The following code defines a managed alarm for unstable WiFi,
Demo.WiFiUnstable
. The timeouts are short to make it easier to copy/paste
into an IEx prompt and manually run.
defmodule Demo.WiFiUnstable do
@moduledoc """
Alarm for when WiFi bounces too frequently
"""
use Alarmist.Alarm
# WiFi must be down for at least 15 seconds or flapped 2 times in 60 seconds
alarm_if do
debounce(Demo.WiFiDown, :timer.seconds(15)) or
intensity(Demo.WiFiDown, 2, :timer.seconds(60))
end
end
defmodule Demo do
@moduledoc """
Helpers for setting and clearing alarms
"""
def wifi_down() do
:alarm_handler.set_alarm({Demo.WiFiDown, nil})
end
def wifi_up() do
:alarm_handler.clear_alarm(Demo.WiFiDown)
end
def wifi_flap() do
wifi_down()
wifi_up()
wifi_down()
wifi_up()
end
end
Now that we have alarm logic and helpers defined the managed alarm needs to be registered:
# ... normally in an Application.start or other code that runs on init ...

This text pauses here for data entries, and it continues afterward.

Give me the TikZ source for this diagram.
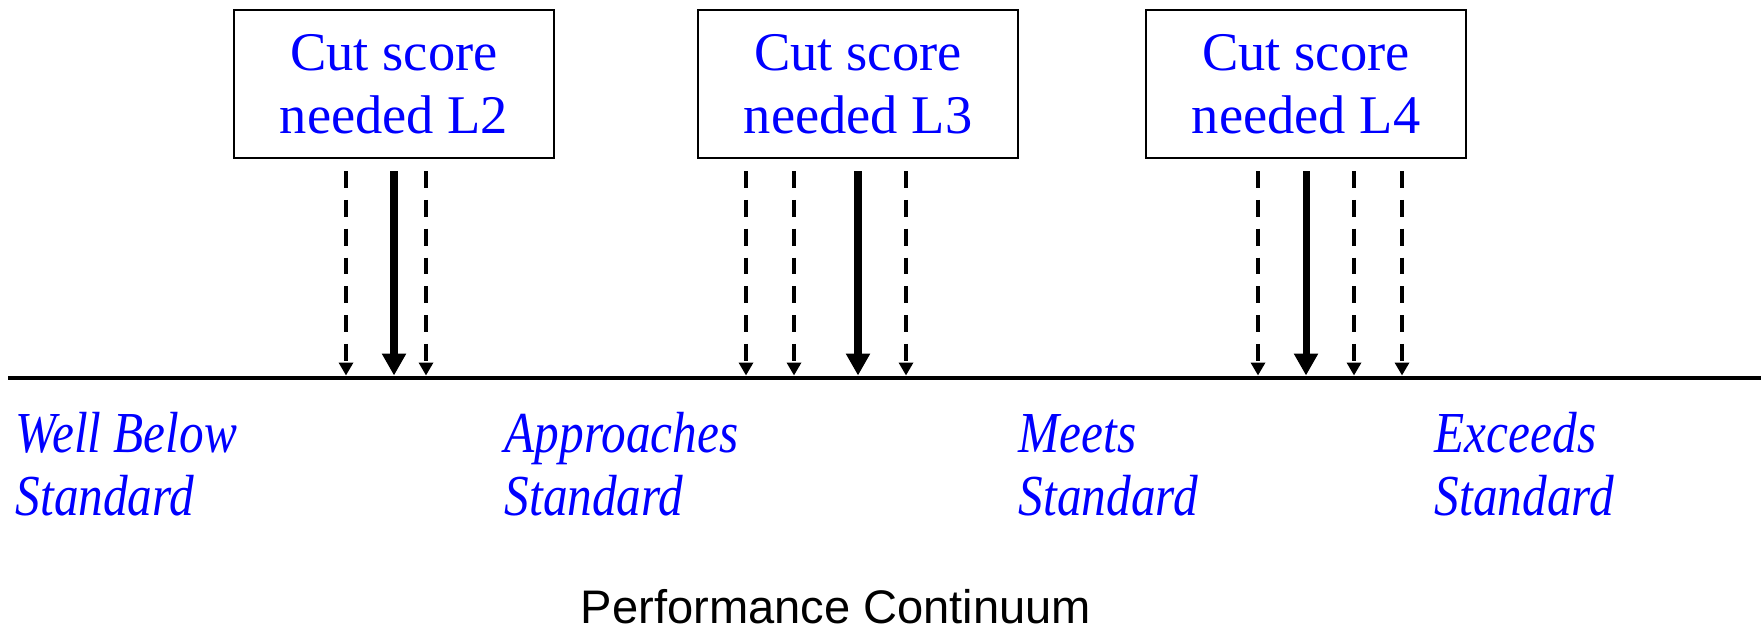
\documentclass[tikz,border=0pt]{standalone}
\usepackage{fontspec}
\setmainfont{Liberation Serif}
\newfontfamily\bandfont[FakeStretch=0.85]{Liberation Serif}
\newfontfamily\axisfont{Liberation Sans}
\usetikzlibrary{arrows.meta,calc}

\tikzset{
  cutbox/.style={draw, line width=0.6pt, minimum width=3.2cm, minimum height=1.48cm,
    align=center, text=blue, inner sep=0pt, font=\fontsize{15.5}{18}\selectfont},
  cutarrow/.style={line width=2pt, -{Triangle[width=0.23cm,length=0.22cm]}},
  bandarrow/.style={line width=1.1pt, dash pattern=on 4.8pt off 3.4pt,
    -{Triangle[width=0.14cm,length=0.13cm]}},
  levellabel/.style={anchor=north west, align=left, text=blue, inner sep=0pt,
    font=\bandfont\itshape\fontsize{16.5}{18}\selectfont},
}

\begin{document}
\begin{tikzpicture}
    \useasboundingbox (0,0) rectangle (17.61,6.31);

    % Performance line
    \coordinate (start) at (0.08,2.53);
    \coordinate (end) at (17.61,2.53);
    \coordinate (ax) at (0,2.555);
    \draw[line width=1.4pt] (start) -- (end);

    % Cut score boxes
    \node[cutbox] (l2) at (3.94,5.47) {Cut score\\needed L2};
    \node[cutbox] (l3) at (8.58,5.47) {Cut score\\needed L3};
    \node[cutbox] (l4) at (13.06,5.47) {Cut score\\needed L4};

    % Arrows for L2
    \draw[bandarrow] ($(l2.south)+(-0.48,-0.12)$) -- ($(l2.south |- ax)+(-0.48,0)$);
    \draw[cutarrow] ($(l2.south)+(0,-0.12)$) -- (l2.south |- ax);
    \draw[bandarrow] ($(l2.south)+(0.32,-0.12)$) -- ($(l2.south |- ax)+(0.32,0)$);

    % Arrows for L3
    \draw[bandarrow] ($(l3.south)+(-1.12,-0.12)$) -- ($(l3.south |- ax)+(-1.12,0)$);
    \draw[bandarrow] ($(l3.south)+(-0.64,-0.12)$) -- ($(l3.south |- ax)+(-0.64,0)$);
    \draw[cutarrow] ($(l3.south)+(0,-0.12)$) -- (l3.south |- ax);
    \draw[bandarrow] ($(l3.south)+(0.48,-0.12)$) -- ($(l3.south |- ax)+(0.48,0)$);

    % Arrows for L4
    \draw[bandarrow] ($(l4.south)+(-0.48,-0.12)$) -- ($(l4.south |- ax)+(-0.48,0)$);
    \draw[cutarrow] ($(l4.south)+(0,-0.12)$) -- (l4.south |- ax);
    \draw[bandarrow] ($(l4.south)+(0.48,-0.12)$) -- ($(l4.south |- ax)+(0.48,0)$);
    \draw[bandarrow] ($(l4.south)+(0.96,-0.12)$) -- ($(l4.south |- ax)+(0.96,0)$);

    % Level labels
    \node[levellabel] (wb) at (0.15,2.235) {\strut Well Below\\Standard};
    \node[levellabel] (ap) at (5.04,2.235) {\strut Approaches\\Standard};
    \node[levellabel] (me) at (10.18,2.235) {\strut Meets\\Standard};
    \node[levellabel] (ex) at (14.34,2.235) {\strut Exceeds\\Standard};

    % Caption
    \node[anchor=base, inner sep=0pt, font=\axisfont\fontsize{13.4}{16}\selectfont]
        (pc) at (8.36,0.08) {Performance Continuum};
\end{tikzpicture}
\end{document}
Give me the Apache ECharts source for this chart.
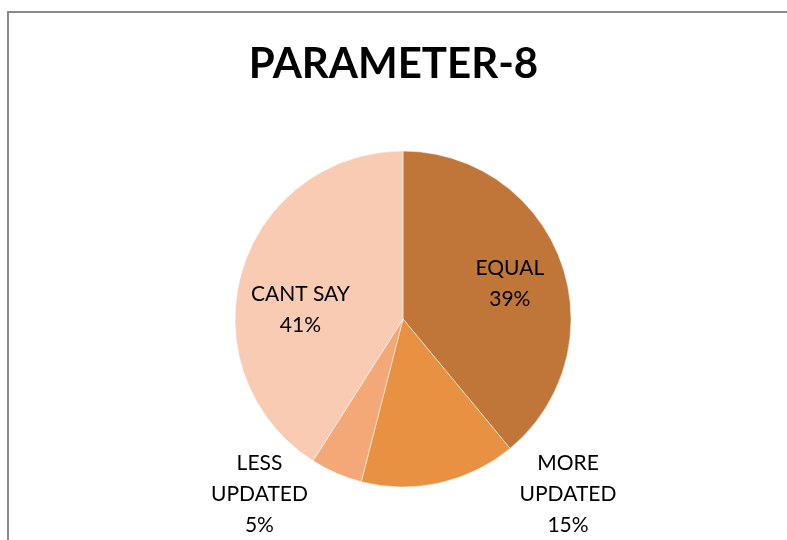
<!DOCTYPE html>
<html>
<head>
<meta charset="utf-8">
<script src="https://cdn.jsdelivr.net/npm/echarts@6/dist/echarts.min.js"></script>
<style>
  html, body { margin: 0; padding: 0; background: #fff; }
  #chart { width: 787px; height: 540px; }
</style>
</head>
<body>
<div id="chart"></div>
<script>
let categories = ['EQUAL', 'MORE UPDATED', 'LESS UPDATED', 'CANT SAY'];
let labelNames = ['EQUAL', 'MORE\nUPDATED', 'LESS\nUPDATED', 'CANT SAY'];
let values = [39, 15, 5, 41];
let colors = ['#C07639', '#E89142', '#F4A878', '#F8CBB2'];
// nudge each label from its default inside spot to where the original puts it
let labelOffsets = [[25, -6], [146, 90], [-109, 95], [-19, 15]];

let option = {
    animation: false,
    title: {
        left: 'center',
        top: 38,
        text: 'PARAMETER-8',
        textStyle: {
            fontFamily: 'Lato',
            fontWeight: 'bold',
            fontSize: 42,
            color: '#000'
        }
    },
    graphic: [{
        type: 'rect',
        shape: { x: 8, y: 12, width: 800, height: 600 },
        style: { fill: 'none', stroke: '#898989', lineWidth: 2 },
        silent: true
    }],
    series: [
        {
            name: 'PARAMETER-8',
            type: 'pie',
            center: [403, 319],
            radius: [0, 168],
            startAngle: 90,
            clockwise: true,
            label: {
                show: true,
                position: 'inside',
                fontFamily: 'Lato',
                fontSize: 21,
                lineHeight: 31,
                color: '#000',
                align: 'center',
                formatter: p => labelNames[p.dataIndex] + '\n' + p.value + '%'
            },
            labelLine: { show: false },
            itemStyle: { borderColor: '#fff', borderWidth: 0.5 },
            emphasis: { disabled: true },
            data: categories.map((c, i) => ({
                name: c,
                value: values[i],
                itemStyle: { color: colors[i] },
                label: { offset: labelOffsets[i] }
            }))
        }
    ]
};

let myChart = echarts.init(document.getElementById('chart'), null, { renderer: 'canvas' });
myChart.setOption(option);
</script>
</body>
</html>
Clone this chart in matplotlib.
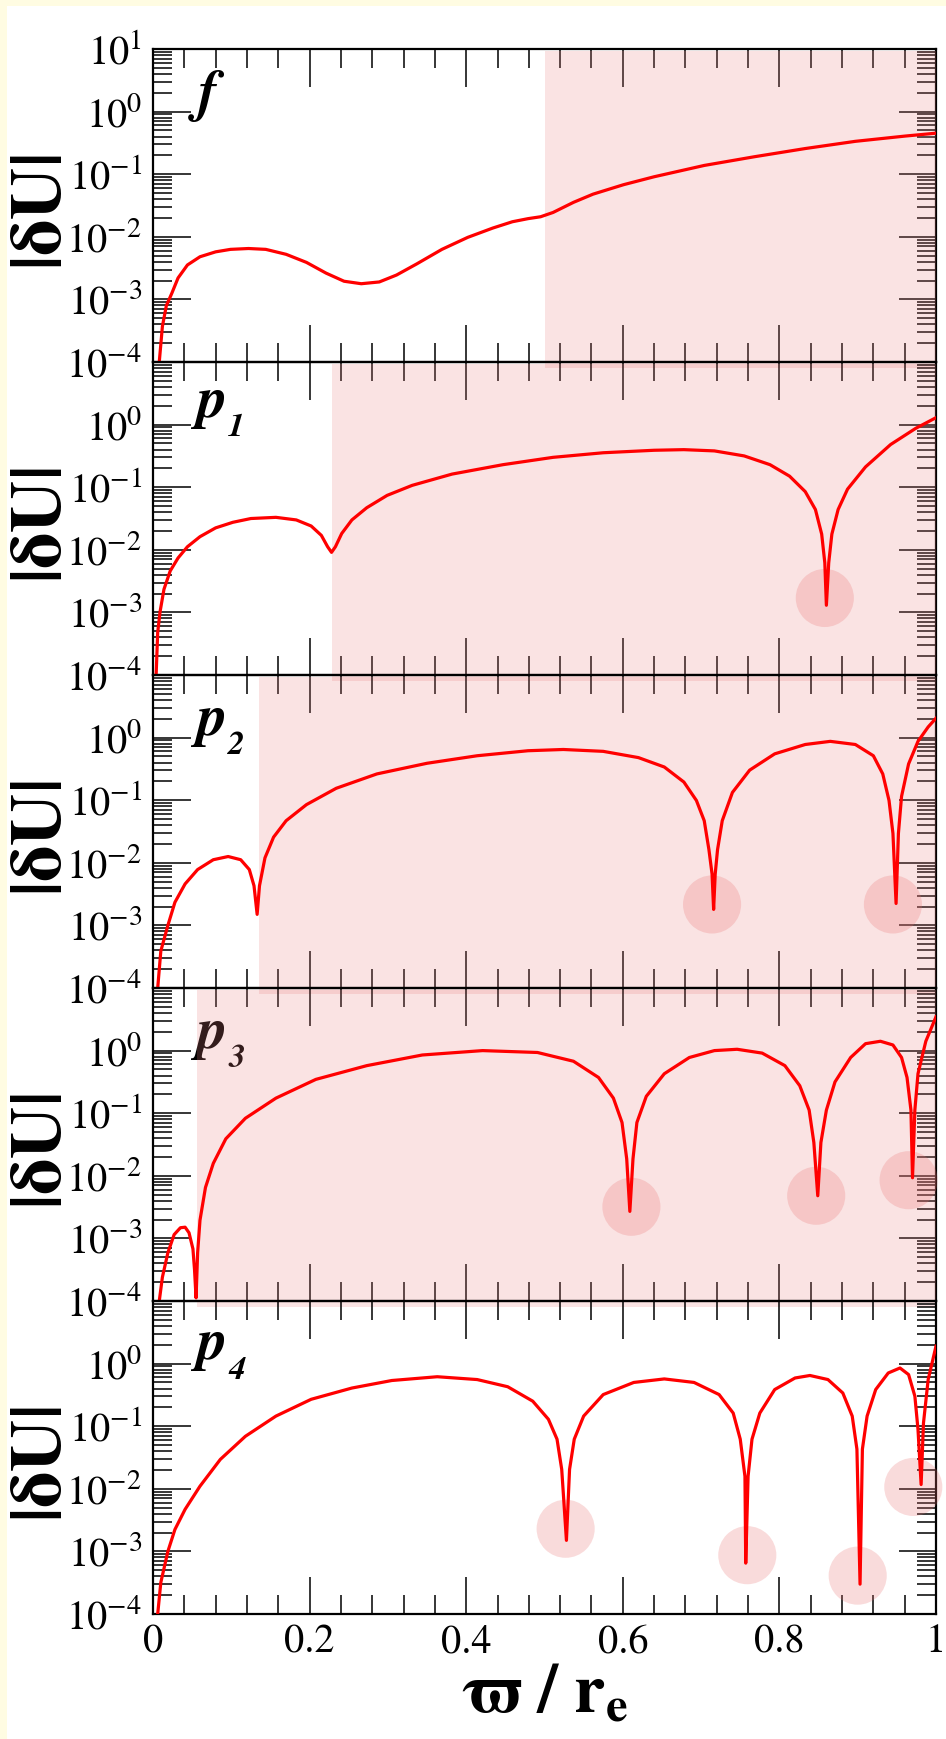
import numpy as np
import matplotlib
matplotlib.use("Agg")
import matplotlib.pyplot as plt
from matplotlib.patches import Rectangle
from matplotlib.ticker import FixedLocator, FixedFormatter, LogLocator, MultipleLocator, NullFormatter

plt.rcParams['font.family'] = ['STIXGeneral', 'DejaVu Serif']
plt.rcParams['mathtext.fontset'] = 'stix'

# ---------------- data ----------------
panel_names = ['f', 'p', 'p', 'p', 'p']
panel_subs = ['', '1', '2', '3', '4']

x_f = [0.008, 0.012, 0.017, 0.024, 0.032, 0.044, 0.060, 0.080, 0.099, 0.122, 0.144, 0.170,
       0.196, 0.221, 0.244, 0.266, 0.289, 0.311, 0.337, 0.369, 0.402, 0.434, 0.459, 0.479,
       0.495, 0.511, 0.537, 0.562, 0.601, 0.640, 0.704, 0.768, 0.833, 0.897, 0.961, 1.0]
y_f = [1.0e-4, 3.7e-4, 7.9e-4, 1.25e-3, 2.2e-3, 3.55e-3, 4.8e-3, 5.75e-3, 6.3e-3, 6.5e-3, 6.3e-3, 5.25e-3,
       3.9e-3, 2.63e-3, 1.95e-3, 1.78e-3, 1.9e-3, 2.45e-3, 3.7e-3, 6.3e-3, 9.8e-3, 1.38e-2, 1.74e-2, 1.95e-2,
       2.09e-2, 2.45e-2, 3.55e-2, 4.8e-2, 6.8e-2, 9.1e-2, 0.138, 0.19, 0.257, 0.335, 0.407, 0.452]

x_p1 = [0.004, 0.006, 0.009, 0.014, 0.022, 0.032, 0.044, 0.060, 0.080, 0.102, 0.125, 0.157,
        0.183, 0.202, 0.215, 0.223, 0.228, 0.233, 0.241, 0.254, 0.273, 0.299, 0.331, 0.382,
        0.447, 0.511, 0.575, 0.640, 0.678, 0.717, 0.755, 0.788, 0.813, 0.833, 0.846, 0.854,
        0.858, 0.860, 0.863, 0.867, 0.875, 0.887, 0.910, 0.942, 0.974, 1.0]
y_p1 = [1.0e-4, 4.8e-4, 1.02e-3, 2.34e-3, 4.6e-3, 7.4e-3, 1.12e-2, 1.62e-2, 2.24e-2, 2.75e-2, 3.16e-2, 3.3e-2,
        3.0e-2, 2.4e-2, 1.7e-2, 1.12e-2, 9.1e-3, 1.12e-2, 1.82e-2, 3.0e-2, 4.7e-2, 7.4e-2, 0.107, 0.162,
        0.229, 0.30, 0.355, 0.389, 0.398, 0.38, 0.316, 0.229, 0.15, 8.5e-2, 4.4e-2, 1.78e-2,
        6.2e-3, 1.3e-3, 6.2e-3, 1.78e-2, 4.4e-2, 9.3e-2, 0.211, 0.48, 0.87, 1.29]

x_p2 = [0.006, 0.010, 0.019, 0.028, 0.041, 0.057, 0.077, 0.096, 0.112, 0.123, 0.129, 0.133,
        0.136, 0.143, 0.154, 0.170, 0.196, 0.234, 0.286, 0.350, 0.414, 0.479, 0.524, 0.575,
        0.620, 0.653, 0.678, 0.694, 0.704, 0.710, 0.714, 0.716, 0.718, 0.721, 0.727, 0.740,
        0.762, 0.794, 0.833, 0.865, 0.897, 0.920, 0.932, 0.940, 0.945, 0.949, 0.952, 0.956,
        0.965, 0.977, 0.990, 1.0]
y_p2 = [1.0e-4, 3.9e-4, 1.0e-3, 2.34e-3, 4.6e-3, 7.8e-3, 1.12e-2, 1.26e-2, 1.12e-2, 7.8e-3, 4.3e-3, 1.5e-3,
        4.3e-3, 1.2e-2, 2.57e-2, 4.7e-2, 8.5e-2, 0.155, 0.263, 0.389, 0.513, 0.617, 0.646, 0.603,
        0.479, 0.339, 0.195, 9.9e-2, 4.7e-2, 1.62e-2, 6.6e-3, 1.8e-3, 6.6e-3, 1.62e-2, 4.7e-2, 0.133,
        0.302, 0.55, 0.776, 0.871, 0.776, 0.513, 0.263, 9.9e-2, 2.95e-2, 2.24e-3, 2.95e-2, 0.115,
        0.38, 0.871, 1.48, 2.04]

x_p3 = [0.008, 0.012, 0.019, 0.027, 0.035, 0.041, 0.046, 0.051, 0.053, 0.055, 0.057, 0.060,
        0.067, 0.077, 0.093, 0.118, 0.157, 0.208, 0.273, 0.344, 0.421, 0.491, 0.537, 0.569,
        0.588, 0.599, 0.605, 0.609, 0.613, 0.618, 0.630, 0.653, 0.685, 0.717, 0.746, 0.778,
        0.807, 0.826, 0.838, 0.844, 0.849, 0.853, 0.860, 0.871, 0.891, 0.910, 0.929, 0.945,
        0.956, 0.963, 0.968, 0.970, 0.973, 0.977, 0.987, 1.0]
y_p3 = [1.0e-4, 2.4e-4, 5.9e-4, 1.15e-3, 1.48e-3, 1.51e-3, 1.23e-3, 6.8e-4, 3.2e-4, 1.12e-4, 5.9e-4, 1.95e-3,
        6.5e-3, 1.58e-2, 3.9e-2, 8.3e-2, 0.174, 0.347, 0.575, 0.851, 1.0, 0.933, 0.676, 0.372,
        0.174, 7.1e-2, 1.86e-2, 2.7e-3, 1.86e-2, 7.1e-2, 0.186, 0.427, 0.776, 1.0, 1.05, 0.912,
        0.575, 0.275, 0.112, 3.4e-2, 4.8e-3, 3.4e-2, 0.112, 0.316, 0.776, 1.29, 1.41, 1.23,
        0.776, 0.372, 0.112, 9.3e-3, 0.112, 0.427, 1.41, 3.47]

x_p4 = [0.006, 0.010, 0.019, 0.028, 0.041, 0.060, 0.086, 0.118, 0.157, 0.202, 0.254, 0.305,
        0.363, 0.414, 0.453, 0.485, 0.505, 0.516, 0.522, 0.528, 0.532, 0.538, 0.550, 0.575,
        0.614, 0.653, 0.691, 0.723, 0.741, 0.750, 0.756, 0.757, 0.760, 0.765, 0.775, 0.794,
        0.820, 0.839, 0.862, 0.881, 0.893, 0.899, 0.903, 0.906, 0.912, 0.923, 0.939, 0.954,
        0.965, 0.973, 0.977, 0.981, 0.984, 0.990, 1.0]
y_p4 = [1.0e-4, 3.2e-4, 1.0e-3, 2.24e-3, 4.7e-3, 1.1e-2, 2.95e-2, 6.9e-2, 0.145, 0.269, 0.407, 0.537,
        0.617, 0.556, 0.427, 0.251, 0.129, 6.2e-2, 2.04e-2, 1.5e-3, 2.04e-2, 6.2e-2, 0.145, 0.32,
        0.50, 0.569, 0.50, 0.32, 0.162, 6.2e-2, 1.58e-2, 6.5e-4, 1.58e-2, 6.2e-2, 0.162, 0.385,
        0.589, 0.646, 0.556, 0.339, 0.145, 4.3e-2, 3.0e-4, 4.3e-2, 0.145, 0.385, 0.708, 0.851,
        0.668, 0.302, 8.9e-2, 1.17e-2, 0.112, 0.556, 1.9]

curves_x = [x_f, x_p1, x_p2, x_p3, x_p4]
curves_y = [y_f, y_p1, y_p2, y_p3, y_p4]

# start of shaded region in each panel (None = no shading)
shade_start = [0.5, 0.228, 0.136, 0.056, None]

# highlighted zeros (circles)
circles_x = [[], [0.858], [0.714, 0.945], [0.611, 0.847, 0.965], [0.527, 0.759, 0.900, 0.971]]
circles_y = [[], [1.7e-3], [2.16e-3, 2.16e-3], [3.2e-3, 4.8e-3, 8.5e-3], [2.3e-3, 8.7e-4, 4.1e-4, 1.07e-2]]

y_ticks = [1e-4, 1e-3, 1e-2, 1e-1, 1e0, 1e1]
y_tick_labels = [r'$10^{-4}$', r'$10^{-3}$', r'$10^{-2}$', r'$10^{-1}$', r'$10^{0}$', r'$10^{1}$']
x_ticks = [0, 0.2, 0.4, 0.6, 0.8, 1.0]
x_tick_labels = ['0', '0.2', '0.4', '0.6', '0.8', '1']

# panel label baseline heights (data units)
label_y = [1.05, 1.32, 1.1, 1.11, 1.17]

# ---------------- figure ----------------
W, H = 946, 1739
fig = plt.figure(figsize=(W / 100, H / 100), dpi=100)
fig.patch.set_facecolor('#FFFCE2')
fig.add_artist(Rectangle((7 / W, 0), 1, 1 - 6 / H, transform=fig.transFigure,
                         facecolor='white', edgecolor='none', zorder=-10))

left_px, right_px, top_px, ph = 153, 936, 49, 313
shade_color = '#EB8282'
circle_color = '#EB7474'

for i in range(5):
    bottom = 1 - (top_px + ph * (i + 1)) / H
    ax = fig.add_axes([left_px / W, bottom, (right_px - left_px) / W, ph / H])
    ax.set_facecolor('none')
    ax.set_yscale('log')
    ax.set_xlim(0, 1)
    ax.set_ylim(1e-4, 10)

    ax.plot(curves_x[i], curves_y[i], color='#FF0000', lw=2.3, zorder=5,
            solid_joinstyle='round', clip_on=True)

    if shade_start[i] is not None:
        ax.add_patch(Rectangle((shade_start[i], -0.018), 1 - shade_start[i], 1.012,
                               transform=ax.get_xaxis_transform(), facecolor=shade_color,
                               edgecolor='none', alpha=0.22, zorder=3.5, clip_on=False))
    if circles_x[i]:
        ax.scatter(circles_x[i], circles_y[i], s=1750, color=circle_color, alpha=0.26,
                   edgecolors='none', zorder=3.6, clip_on=False)

    # ticks
    ax.yaxis.set_major_locator(FixedLocator(y_ticks))
    labels = list(y_tick_labels)
    if i > 0:
        labels[-1] = ''
    ax.yaxis.set_major_formatter(FixedFormatter(labels))
    ax.yaxis.set_minor_locator(LogLocator(base=10, subs=np.arange(2, 10), numticks=20))
    ax.yaxis.set_minor_formatter(NullFormatter())
    ax.xaxis.set_major_locator(FixedLocator(x_ticks))
    ax.xaxis.set_minor_locator(MultipleLocator(0.04))
    if i == 4:
        ax.xaxis.set_major_formatter(FixedFormatter(x_tick_labels))
    else:
        ax.xaxis.set_major_formatter(NullFormatter())
    ax.tick_params(which='both', direction='in', top=True, right=True, width=1.1, color='black')
    ax.tick_params(which='major', length=27)
    ax.tick_params(which='minor', length=14)
    ax.tick_params(axis='y', which='major', labelsize=29, pad=8)
    ax.tick_params(axis='x', which='major', labelsize=29, pad=7)
    for sp in ax.spines.values():
        sp.set_linewidth(1.6)

    # panel label
    ax.text(0.057, label_y[i], panel_names[i], fontsize=42, fontstyle='italic',
            fontweight='bold', va='baseline', ha='left', zorder=3)
    if panel_subs[i]:
        ax.annotate(panel_subs[i], xy=(0.057, label_y[i]), xytext=(22, -14),
                    textcoords='offset points', fontsize=24, fontstyle='italic',
                    fontweight='bold', va='baseline', ha='left', zorder=3)

    ax.text(-0.145, 0.5, '|δU|', transform=ax.transAxes, rotation=90, ha='center',
            va='center', fontsize=52, fontweight='bold')

    if i == 4:
        ax.text(0.5, -0.316, r'$\mathbf{\varpi\ /\ r_e}$', transform=ax.transAxes,
                ha='center', va='baseline', fontsize=50)

fig.savefig('out.png', dpi=100, facecolor=fig.get_facecolor())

Alarmist.add_managed_alarm(Demo.WiFiUnstable)
Then subscribe for notifications:
# ... normally in the GenServer with the remediation code...
Alarmist.subscribe(Demo.WiFiUnstable)
Finally, we can exercise setting and clearing the alarm:
iex> Demo.wifi_flap
:ok
iex> flush
%Alarmist.Event{
id: Demo.WiFiUnstable,
state: :set,
description: nil,
timestamp: -576460712978320952,
previous_state: :unknown,
previous_timestamp: -576460751417398083
}
:ok
# Wait ~60 seconds
iex> flush
%Alarmist.Event{
id: Demo.WiFiUnstable,
state: :clear,
timestamp: -576460652977733801,
previous_state: :set,
previous_timestamp: -576460712978320952
}
Alarmist is licensed under the Apache License, Version 2.0.